日銀は金融政策決定会合で、長短金利を操作するイールドカーブコントロール(YCC)における長期金利の上限である、1%を超える取引を容認する柔軟化措置を決定しました。ただし、長期金利の誘導目標や資産買い入れ方針などは維持し、大規模な金融緩和政策は継続します。

長期金利の誘導目標は引き続きゼロ%程度としつつ、上限の1%は「めど」となり、上限を一定程度上回る金利上昇を容認した形です。「めど」が許容する範囲は具体的に示されておらず、長期金利は神経質な展開になるかもしれません。

日銀の植田総裁は金融政策決定会合後の記者会見で、「長期金利の厳格な上限は設定しないが、こうした調節の下で長期に上昇圧力がかかる場合であっても、1%を大幅に上回るとはみていない」と述べました。しかし、市場関係者は「事実上、上限の撤廃」だとし、「YCCの形骸化を意味している」との見方を示しています。

また、同時に公表した新たな経済・物価情勢の展望(展望リポート)では、消費者物価指数(生鮮食品を除くコアCPI)の予想を全ての年度で引き上げました。23年度は2.5%から2.8%に、24年度は1.9%から2.8%に、25年度は1.6%から小幅に引き上げ1.7%としています。

22年度は実績値が3.0%であるため、3年連続で日銀の目標である2%を超える見通しです。市場では2%の物価安定目標の持続的・安定的な実現に関して一歩前進したと見られていますが、植田総裁は「十分な確度を持って見通せる状況にはなお至っていない」との見解を示しています。

YCC再修正があったものの想定の範囲内であり、金融緩和も維持されたことから、金融政策決定会合後は円安が進み、ドル円は151円台、ユーロ円は15年ぶりとなる160円台まで上昇を見せました。

FOMCは金利据え置きも利上げの可能性は残す

米連邦公開市場委員会(FOMC)は、前会合に続き政策金利を5.25〜5.5%に据え置くことを決定しました。ただし、米連邦準備制度理事会(FRB)のパウエル議長は12月の次回FOMC会合で利上げがあり得ることを示唆し、インフレ抑制のための追加利上げの選択肢を残しています。

「政策当局者の過半数がなお年内の追加利上げを見込んでいるのか」との質問に対し、パウエル議長は「我々が答えを求めているのは『さらに引き上げるべきか』という問いだと言えよう」と述べました。しかし、金融状況について「複数ある要因の中でも、特に長期債利回りの上昇により、ここ数カ月に顕著に引き締まった」との見解も示しています。

これらはパウエル議長が追加利上げの選択肢を残す一方で、過去40年で最も積極的に進めた金融引き締めサイクルが終了した可能性があるとの見方も示唆しているということです。
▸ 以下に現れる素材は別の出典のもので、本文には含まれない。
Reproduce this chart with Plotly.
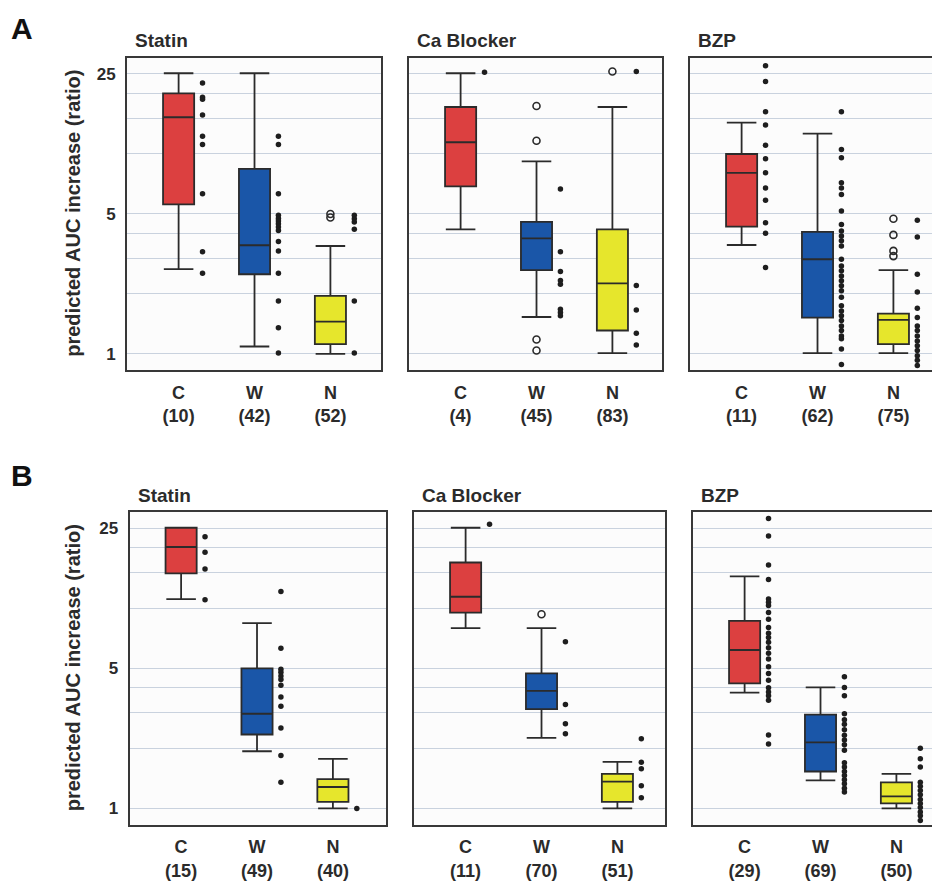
import plotly.graph_objects as go

# ---------------- data ----------------
groups = ["C", "W", "N"]
box_colors = ["#DC4040", "#1A56A8", "#E6E62C"]

# n per group
n_A_statin = [10, 42, 52]
n_A_ca = [4, 45, 83]
n_A_bzp = [11, 62, 75]
n_B_statin = [15, 49, 40]
n_B_ca = [11, 70, 51]
n_B_bzp = [29, 69, 50]

# box statistics [C, W, N]
q1_A_statin = [5.58, 2.50, 1.12]
med_A_statin = [15.2, 3.49, 1.45]
q3_A_statin = [20.0, 8.39, 1.95]
lo_A_statin = [2.65, 1.09, 1.00]
hi_A_statin = [25.2, 25.2, 3.46]

q1_A_ca = [6.87, 2.62, 1.31]
med_A_ca = [11.4, 3.78, 2.25]
q3_A_ca = [17.1, 4.57, 4.19]
lo_A_ca = [4.19, 1.53, 1.01]
hi_A_ca = [25.2, 9.16, 17.1]

q1_A_bzp = [4.32, 1.52, 1.12]
med_A_bzp = [8.02, 2.97, 1.48]
q3_A_bzp = [9.96, 4.07, 1.59]
lo_A_bzp = [3.50, 1.01, 1.01]
hi_A_bzp = [14.3, 12.6, 2.62]

q1_B_statin = [14.9, 2.34, 1.08]
med_B_statin = [20.2, 2.97, 1.28]
q3_B_statin = [25.2, 5.0, 1.40]
lo_B_statin = [11.1, 1.93, 1.00]
hi_B_statin = [25.2, 8.41, 1.77]

q1_B_ca = [9.5, 3.13, 1.08]
med_B_ca = [11.4, 3.86, 1.36]
q3_B_ca = [16.9, 4.72, 1.49]
lo_B_ca = [7.94, 2.25, 1.00]
hi_B_ca = [25.2, 7.94, 1.71]

q1_B_bzp = [4.21, 1.53, 1.06]
med_B_bzp = [6.18, 2.14, 1.15]
q3_B_bzp = [8.63, 2.94, 1.35]
lo_B_bzp = [3.79, 1.38, 1.00]
hi_B_bzp = [14.4, 4.02, 1.49]

# outliers (open circles) per group
out_A_statin = [[], [], [5.0, 4.8]]
out_A_ca = [[], [17.3, 11.6, 1.18, 1.04], [25.7]]
out_A_bzp = [[], [], [4.73, 3.93, 3.27, 3.08]]
out_B_statin = [[], [], []]
out_B_ca = [[], [9.33], []]
out_B_bzp = [[], [], []]

# individual values (dot strips) per group
dots_A_statin = [
    [22.5, 19.1, 18.7, 15.6, 12.2, 11.1, 6.3, 3.24, 2.53],
    [12.2, 11.1, 6.3, 4.92, 4.75, 4.61, 4.47, 4.30, 4.14, 3.64, 3.27, 2.53, 1.84, 1.35, 1.01],
    [4.92, 4.73, 4.56, 4.19, 1.84, 1.01],
]
dots_A_ca = [
    [25.5],
    [6.67, 3.24, 2.58, 2.33, 2.23, 1.67, 1.61, 1.55],
    [25.7, 2.20, 1.66, 1.27, 1.11],
]
dots_A_bzp = [
    [27.5, 22.9, 16.2, 13.9, 11.0, 9.44, 8.02, 6.74, 5.86, 4.52, 4.00, 2.70],
    [16.2, 10.5, 9.53, 7.15, 6.74, 6.25, 5.17, 4.43, 4.11, 3.88, 3.67, 3.46, 2.97, 2.75,
     2.60, 2.45, 2.32, 2.19, 2.07, 1.92, 1.74, 1.64, 1.55, 1.47, 1.38, 1.31, 1.23, 1.19,
     1.06, 0.885],
    [4.65, 3.84, 2.50, 2.04, 1.69, 1.52, 1.38, 1.31, 1.23, 1.16, 1.10, 1.04, 0.98, 0.93, 0.875],
]
dots_B_statin = [
    [22.7, 19.0, 15.7, 11.0],
    [12.1, 6.30, 4.96, 4.78, 4.59, 4.41, 4.12, 3.60, 3.24, 2.52, 1.84, 1.35],
    [1.0],
]
dots_B_ca = [
    [26.2],
    [6.80, 3.30, 2.65, 2.36],
    [2.23, 1.70, 1.58, 1.30, 1.13],
]
dots_B_bzp = [
    [28.0, 22.9, 16.4, 13.9, 11.1, 10.7, 10.3, 9.51, 8.81, 8.00, 7.49, 7.13, 6.75, 6.35,
     5.95, 5.57, 5.10, 4.72, 4.37, 4.00, 3.82, 3.65, 3.47, 2.33, 2.10],
    [4.54, 4.02, 3.65, 2.97, 2.77, 2.63, 2.47, 2.32, 2.20, 2.08, 1.95, 1.69, 1.61, 1.53,
     1.46, 1.39, 1.33, 1.26, 1.21],
    [2.0, 1.77, 1.61, 1.35, 1.29, 1.23, 1.17, 1.11, 1.06, 1.01, 0.96, 0.92, 0.87],
]

panel_titles = ["Statin", "Ca Blocker", "BZP"]
grid_vals = [1, 2, 3, 4, 5, 10, 15, 20, 25]
tick_labels = ["1", "", "", "", "5", "", "", "", "25"]

# ---------------- layout geometry ----------------
# the page body has an 8px default margin, so the figure is drawn 8px smaller
OFF = 8
W, H = 940 - OFF, 882 - OFF
PX_PER_UNIT = 75.9
DOT_OFFSET = 0.315
FONT = "Liberation Sans, Arial, sans-serif"
INK = "#2b2b2b"


def px(v):
    return v - OFF


panels = [
    # row, col, x_left_px, x_right_px, y_top_px, y_bot_px (page px), stats, outliers, dots, n
    (0, 0, 127, 381, 57.5, 370, (q1_A_statin, med_A_statin, q3_A_statin, lo_A_statin, hi_A_statin), out_A_statin, dots_A_statin, n_A_statin),
    (0, 1, 409, 662, 57.5, 370, (q1_A_ca, med_A_ca, q3_A_ca, lo_A_ca, hi_A_ca), out_A_ca, dots_A_ca, n_A_ca),
    (0, 2, 690, 940, 57.5, 370, (q1_A_bzp, med_A_bzp, q3_A_bzp, lo_A_bzp, hi_A_bzp), out_A_bzp, dots_A_bzp, n_A_bzp),
    (1, 0, 129.5, 385.5, 512, 824.5, (q1_B_statin, med_B_statin, q3_B_statin, lo_B_statin, hi_B_statin), out_B_statin, dots_B_statin, n_B_statin),
    (1, 1, 414, 665, 512, 824.5, (q1_B_ca, med_B_ca, q3_B_ca, lo_B_ca, hi_B_ca), out_B_ca, dots_B_ca, n_B_ca),
    (1, 2, 693, 940, 512, 824.5, (q1_B_bzp, med_B_bzp, q3_B_bzp, lo_B_bzp, hi_B_bzp), out_B_bzp, dots_B_bzp, n_B_bzp),
]

fig = go.Figure()
layout = {}
annotations = []

for k, (row, col, xl, xr, yt, yb, stats, outs, dots, ns) in enumerate(panels, start=1):
    xa = "x" if k == 1 else f"x{k}"
    ya = "y" if k == 1 else f"y{k}"
    q1, med, q3, lo, hi = stats
    for i, g in enumerate(groups):
        fig.add_trace(go.Box(
            x=[i], q1=[q1[i]], median=[med[i]], q3=[q3[i]],
            lowerfence=[lo[i]], upperfence=[hi[i]],
            fillcolor=box_colors[i], line=dict(color=INK, width=1.8),
            width=0.41, whiskerwidth=0.95, boxpoints=False,
            xaxis=xa, yaxis=ya, showlegend=False, hoverinfo="skip"))
        if outs[i]:
            fig.add_trace(go.Scatter(
                x=[i] * len(outs[i]), y=outs[i], mode="markers",
                marker=dict(symbol="circle-open", size=7, color=INK, line=dict(width=1.6)),
                xaxis=xa, yaxis=ya, showlegend=False, hoverinfo="skip"))
        fig.add_trace(go.Scatter(
            x=[i + DOT_OFFSET] * len(dots[i]), y=dots[i], mode="markers",
            marker=dict(symbol="circle", size=5.5, color="#1e1e1e"),
            xaxis=xa, yaxis=ya, showlegend=False, hoverinfo="skip"))

    x0 = -0.68
    x1 = x0 + (xr - xl) / PX_PER_UNIT
    layout["xaxis" if k == 1 else f"xaxis{k}"] = dict(
        domain=[px(xl) / W, min(px(xr) / W, 1.0)], range=[x0, x1], anchor=ya,
        showgrid=False, zeroline=False, showline=True, mirror=True,
        linecolor="#383838", linewidth=2, ticks="",
        tickvals=[0, 1, 2],
        ticktext=[f"{g}<br>({n})" for g, n in zip(groups, ns)],
        ticklabelstandoff=5,
        tickfont=dict(family=FONT, size=18, color=INK, weight="bold"),
    )
    layout["yaxis" if k == 1 else f"yaxis{k}"] = dict(
        domain=[1 - px(yb) / H, 1 - px(yt) / H], type="log", range=[-0.08, 1.48], anchor=xa,
        showgrid=True, gridcolor="#c9d2de", gridwidth=1, zeroline=False,
        showline=True, mirror=(col != 2), linecolor="#383838", linewidth=2, ticks="",
        tickvals=grid_vals, ticktext=tick_labels, showticklabels=(col == 0),
        ticklabelstandoff=6,
        tickfont=dict(family=FONT, size=17, color=INK, weight="bold"),
    )
    annotations.append(dict(
        text=f"<b>{panel_titles[col]}</b>", x=px(xl + 6) / W, y=1 - px(yt - 17) / H,
        xref="paper", yref="paper", xanchor="left", yanchor="middle", showarrow=False,
        font=dict(family=FONT, size=19, color=INK)))
    if col == 0:
        annotations.append(dict(
            text="<b>predicted AUC increase (ratio)</b>", x=px(73) / W,
            y=1 - px((yt + yb) / 2) / H,
            xref="paper", yref="paper", xanchor="center", yanchor="middle", showarrow=False,
            textangle=-90, font=dict(family=FONT, size=20, color=INK)))

annotations.append(dict(text="<b>A</b>", x=px(22) / W, y=1 - px(28) / H, xref="paper", yref="paper",
                        xanchor="center", yanchor="middle", showarrow=False,
                        font=dict(family=FONT, size=30, color="#111")))
annotations.append(dict(text="<b>B</b>", x=px(22) / W, y=1 - px(475) / H, xref="paper", yref="paper",
                        xanchor="center", yanchor="middle", showarrow=False,
                        font=dict(family=FONT, size=30, color="#111")))

fig.update_layout(
    width=W, height=H, autosize=False,
    margin=dict(l=0, r=0, t=0, b=0),
    paper_bgcolor="white", plot_bgcolor="#fcfcfc",
    showlegend=False, boxmode="overlay",
    annotations=annotations,
    **layout,
)

fig.write_html("out.html")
市場関係者は「当局者は今、足を止め、自らの行動が奏功しているかを確認することが可能だ」と指摘しています。

また、アトランタ連銀のボスティック総裁は、「インフレ率をFRBの目標である2%まで低下させるのに、金融政策は十分に景気抑制的だ」と語っています。加えて、「リセッションに至ることなく、インフレ率を目標に近づけることは可能だと考えている」との認識を示しました。

FOMCの結果とパウエル議長の発言は「金利がピークに達した」との観測を強め、ドル安が進む要因となりました。現在、市場は金利がすでにピークに達しており、来年5月には0.25ポイントの利下げがあると予想しています。

米雇用者数は予想以上の伸び鈍化、失業率も高水準に

10月の非農業部門雇用者数は、市場予想が18万人増、結果が15万人増となり、結果が市場予想を下回りました。失業率は市場予想が3.8%、結果が3.9%となり、約2年ぶりの高水準になっています。

個人消費と経済全般を支える雇用市場の軟化が続けば、米経済が今後リセッションに陥るとの見方が強まりそうです。市場関係者は「今回の雇用統計は、ソフトランディングに向けた労働市場の緩やかな緩和とも、より厄介な景気悪化の始まりという可能性とも整合する」との見方を示しました。

平均時給も前年同月比で4.1%上昇と、2021年半ば以降で最も小幅な伸びとなっており、労働者には厳しい環境となっていますが、FRBにとってはインフレ率を目標の2%に戻す上で心強い内容と言えるでしょう。